Foto: Fernando Gomes

Entre as tantas histórias que o fotógrafo cobriu, figuram as suas preferidas, como a ocorrida no ano de 1984, quando um casal e seus três filhos ficaram suspensos dentro de um fusca, em uma ponte que se rompeu com a enchente que elevou as águas do Rio Toropi, próximo a Santa Maria (RS). Fernando Gomes fotografou a hard news a bordo de um helicóptero, no momento em que avistou um homem – que, depois, soube, era a pessoa que conduzia o fusca – tentando segurar com o corpo o próprio carro, que estava prestes a cair da ponte rachada ao meio pela enxurrada.
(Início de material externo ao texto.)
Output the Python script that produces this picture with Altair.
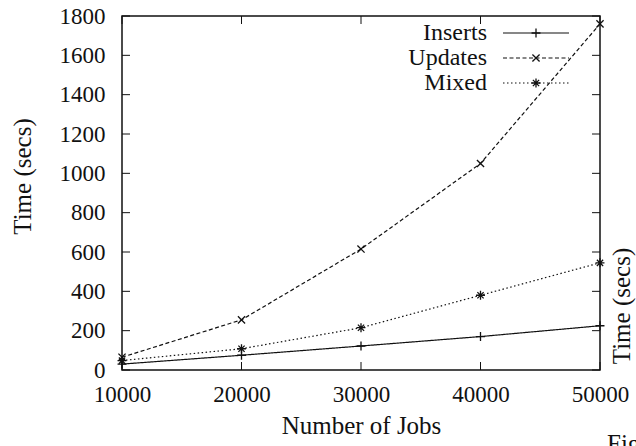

Com a imagem mais dramática do acontecimento, Fernando foi premiado e sua foto correu o mundo através de jornais internacionais, em um tempo em que a fotografia era com câmera de filmes, carregada com positivo (slides). “Fiz as fotos, ajudei a puxar o fusca e depois o pessoal me disse que eu havia ajudado para não dar tempo de o Correio do Povo chegar ao local”, brincou o fotógrafo, habituado com um tempo em que a concorrência no fotojornalismo era muito forte, um tempo em que não se saía da pauta por medo de se levar “furo”.

Foto: Fernando Gomes

Hoje estamos em outros tempos e a mudança é radical em trinta anos. Corroborada pela tecnologia, uma pauta recente colocou o fotógrafo a correr Osvaldo Aranha afora e se embrenhar pela Garibaldi atrás de um drone: “O drone resolveu fugir, e foi parar em cima de uma árvore, e lá fui eu subir na árvore para apanhar o danado”, contou. De um tempo de câmera 35mm com negativos em preto e branco, para um tempo em que, em uma única cobertura fotográfica, se tem que dar conta das fotos da pauta, do vídeo do acontecimento e, não raro, captar imagens em um drone (nele acoplado uma câmera Go-Pro com time lapse de uma foto por segundo). “Hoje, em poucos minutos a foto está na redação para “matar a fome do leão”, conta, referindo-se ao portal de notícias, primeira camada de acontecimento jornalístico da cultura digital, para onde se dirige qualquer foto que evidencie a notícia coberta.

Neste “pega e larga” um e outro dispositivo, perde-se muita oportunidade de se fotografar melhor, reclamou o fotógrafo. São outros tempos!

Com a desenvoltura típica de quem já passou várias vezes por todas as editorias de um jornal diário, o fotógrafo contou sobre as pautas tristes, desde mortes de crianças que teve que segurar o choro, ou simplesmente se deixar chorar até os tempos também muito tristes quando tinha que se deixar fotografar pelo pessoal do Exército ainda no tempo da ditadura militar: “Eles nos cuidavam o tempo todo. Éramos muito vigiados naquela época. Qualquer passo em falso e tu ias preso”, lembrou o repórter.

Foto: Fernando Gomes

Certa vez Fernando estava acamado por conta de uma fratura na perna e foi advertido por sua mulher de que estavam prendendo alguém na rua em frente de sua casa. Lá foi ele de bengala fazer a foto através da janela do banheiro. O mais impressionante, além do fato de que ele recebeu uma bolada pelo prêmio com a foto, feita de casa com a perna quebrada, é o fato de que ele só se deu conta do real sentido da imagem que produzira, depois que o pessoal que revelava o filme na Zero Hora chegou pra ele e perguntou se ele tinha visto a foto que fizera. “Eu não enxerguei o cachorro na hora que estava com a câmera no olho. Só depois que os laboratoristas revelaram meu material é que vieram me mostrar”, afirmou.

Foto: Kalita Ruama

Ao final da atividade acadêmica, Fernando interagiu de um jeito diferente com os estudantes acostumados a ver tantas fotos passando os dedos e os olhos pelas telas de todos os tamanhos: “Legal é botar na mão deles a foto impressa. É outra relação”, me cochichou.